The destruction of the ancient heritage of Bulgaria is a tragedy not only for Bulgarians but for all mankind. The devastation is highlighted by Ivan Dikov, a journalist involved in an Australian TV documentary.
Bulgaria has an enormous archaeological heritage from many cultures and nearly all of it is being looted at an alarming rate but the Roman city of Ratiaria (Colonia Ulpia Ratiaria) is "the ultimate example of the carnage that has been going on in the last 20 years".
"... Ratiaria, once a symbol of the glory and might of Rome, has been reduced to a huge field of 20 hectares covered with craters and hills. The sight is unbelievable: the land has been overturned again and again, by machines and by hand. [...] At one particular time there were 17 bulldozers plowing Ratiaria at the same time!"
While the TV team were there, a busload of tourists arrived and Dikov comments sadly that "The poor people really believed that the craters they saw were what Ratiaria was supposed to look like; they had no idea that 20 years ago it had standing walls and everything else". Ratiaria had looked very different only a couple of decades ago.
Bulgaria has been blighted by unemployment and widespread poverty since the fall of the communist system, and the tragedy (and irony) of places like Ratiaria is not only the destruction of heritage for the sake of short-term profit but a sickeningly missed opportunity for a real money-spinner - a project that would have preserved the heritage and provided far more financial gain in the long term.
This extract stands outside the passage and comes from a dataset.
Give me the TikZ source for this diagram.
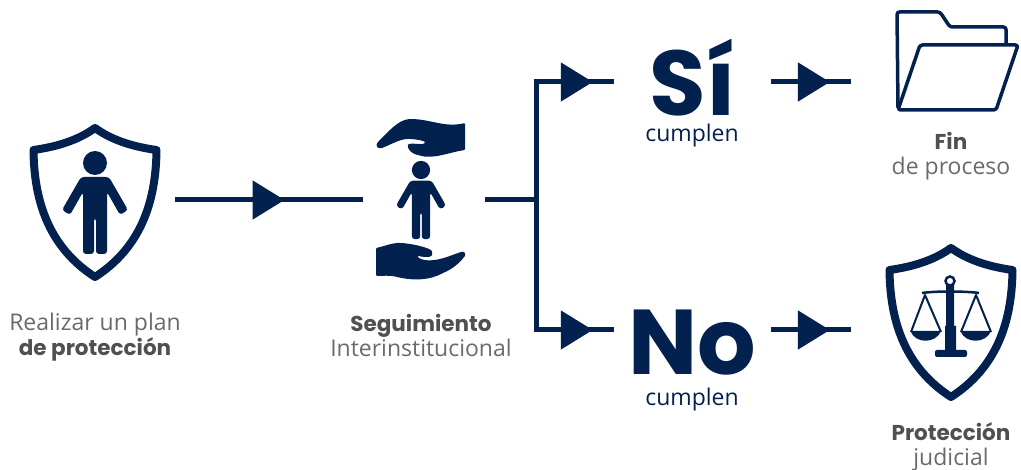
\documentclass[tikz,border=0pt]{standalone}
\usepackage{fontspec}
\setmainfont{Open Sans}
\newfontfamily\gruesa{Poppins}
\usetikzlibrary{arrows.meta,decorations.markings}
\definecolor{marino}{HTML}{03214F}
\definecolor{grisclaro}{HTML}{6A6A6A}
\definecolor{grisoscuro}{HTML}{505050}
\newcommand{\fuerte}[1]{{\color{grisoscuro}\gruesa\bfseries\fontsize{21.5}{25}\selectfont #1}}

\begin{document}
\begin{tikzpicture}[x=1pt,y=-1pt,
  linea/.style = {draw=marino, line width=5pt},
  flecha/.style = {linea, postaction={decorate}, decoration={markings,
    mark=at position #1 with {\arrow[marino]{Triangle[length=32pt,width=38pt]}}}},
  caja/.style = {inner sep=0pt, minimum height=10pt},
  grande/.style = {caja, text=marino, text depth=0pt, font=\gruesa\bfseries\fontsize{92}{92}\selectfont},
  pequeno/.style = {inner sep=0pt, text=marino, font=\fontsize{23}{25}\selectfont},
  rotulo/.style = {align=center, text=grisclaro, font=\fontsize{23}{25}\selectfont},
  escudo/.pic = {
    \draw[marino, line width=8pt, line join=round, fill=white]
      (0,5) .. controls (-18,18) and (-40,24) .. (-61.5,27)
      .. controls (-61,80) and (-45,125) .. (0,154)
      .. controls (45,125) and (61,80) .. (61.5,27)
      .. controls (40,24) and (18,18) .. cycle;
  },
  persona/.pic = {
    \fill[marino] (0,0) circle (12);
    \fill[marino, rounded corners=3pt]
      (-14,14) -- (14,14) -- (33,47) -- (25,52) -- (12,29) -- (12,91) -- (1,91)
      -- (1,55) -- (-1,55) -- (-1,91) -- (-12,91) -- (-12,29) -- (-25,52) -- (-33,47) -- cycle;
  }]
\useasboundingbox (0,0) rectangle (1021,470);

\node[caja, minimum width=160pt] (plan) at (95,200) {};
\node[caja, minimum width=122pt] (seguimiento) at (424,200) {};
\node[grande, text height=68pt, minimum width=157pt] (si) at (692.5,82) {Sí};
\node[grande, text height=90pt, minimum width=157pt] (no) at (692.5,330) {No};
\node[caja, minimum width=150pt] (fin) at (926,82) {};
\node[caja, minimum width=150pt] (proteccion) at (926,330) {};
\coordinate (cruce) at (536,200);
\coordinate (codosi) at (cruce |- si.west);
\coordinate (codono) at (cruce |- no.west);

\pic at (95,123) {escudo};
\pic at (95,163) {persona};
\pic at (951,243) {escudo};
\pic[scale=.76] at (421,170) {persona};

% manos
\fill[marino, rounded corners=1pt] (465,123) .. controls (445,128) and (430,119) .. (410,119)
  .. controls (398,120) and (388,132) .. (378,142) .. controls (375,146) and (378,149) .. (382,148)
  .. controls (392,144) and (400,139) .. (409,139) .. controls (416,139) and (425,141) .. (425,143)
  .. controls (422,145) and (414,143) .. (408,144) .. controls (407,150) and (413,154) .. (418,155)
  .. controls (433,160) and (450,152) .. (465,150) -- cycle;
\fill[marino, rounded corners=1pt] (376,248) .. controls (385,246) and (392,243) .. (399,243)
  .. controls (410,243) and (431,248) .. (432,252) .. controls (433,256) and (430,257) .. (426,257)
  .. controls (422,257) and (419,256) .. (417,256) .. controls (420,260) and (428,261) .. (434,260)
  .. controls (443,259) and (452,255) .. (461,252) .. controls (465,251) and (466,255) .. (464,257)
  .. controls (458,265) and (450,270) .. (443,273) .. controls (430,280) and (415,281) .. (397,277)
  .. controls (390,275) and (382,276) .. (376,276) -- cycle;

% carpeta
\draw[marino, line width=3.5pt, line join=round, rounded corners=2.5pt]
  (898,108) -- (897,12) -- (940,12) -- (950,27) -- (1006,27) -- (1006,45);
\draw[marino, line width=3.5pt, line join=round, rounded corners=2.5pt]
  (898,110) -- (920,45) -- (1018,45) -- (996,110) -- cycle;

% balanza
\draw[marino, line width=2.5pt] (950,281) circle (4.5);
\fill[marino] (946,285) -- (954,285) -- (954,326) -- (956,326) -- (956,350) -- (945,350) -- (945,326) -- (946,326) -- cycle;
\fill[marino, rounded corners=2pt] (935,350) rectangle (967,357);
\draw[marino, line width=2.5pt] (922,293) .. controls (935,291) and (965,291) .. (979,293);
\draw[marino, line width=2pt, line join=round] (911,332) -- (925,295) -- (941,332);
\draw[marino, line width=2pt, line join=round] (961,332) -- (976,295) -- (991,332);
\fill[marino] (910.5,331) .. controls (915,344) and (936,344) .. (941,331) -- cycle;
\fill[marino] (960.5,331) .. controls (965,344) and (986,344) .. (991,331) -- cycle;

\node[pequeno] (cumplensi) at (692,136) {cumplen};
\node[pequeno] (cumplenno) at (692,400) {cumplen};
\node[rotulo] (rotuloplan) at (95,337) {Realizar un plan\\\fuerte{de protección}};
\node[rotulo] (rotuloseg) at (421,336) {\fuerte{Seguimiento}\\Interinstitucional};
\node[rotulo] (rotulofin) at (951,156) {\fuerte{Fin}\\de proceso};
\node[rotulo] (rotuloprot) at (951,447) {\fuerte{Protección}\\judicial};

\draw[flecha=.583] (plan.east) -- (seguimiento.west);
\draw[linea] (seguimiento.east) -- (cruce);
\draw[linea, line cap=rect] (codosi) -- (codono);
\draw[flecha=.73] (codosi) -- (si.west);
\draw[flecha=.73] (codono) -- (no.west);
\draw[flecha=.7375] (si.east) -- (fin.west);
\draw[flecha=.7375] (no.east) -- (proteccion.west);

\end{tikzpicture}
\end{document}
As the Australian journalist, David O'Shea, noted: "The real tragedy in a place like Ratiaria is that the people searching for treasure are looking for a couple of bucks here and there, where what they could be doing is sitting in a thriving tourist center. There could be hotels, and bars, and restaurants, and tourists everywhere just like there are in Rome, or Athens. That's the real tragedy."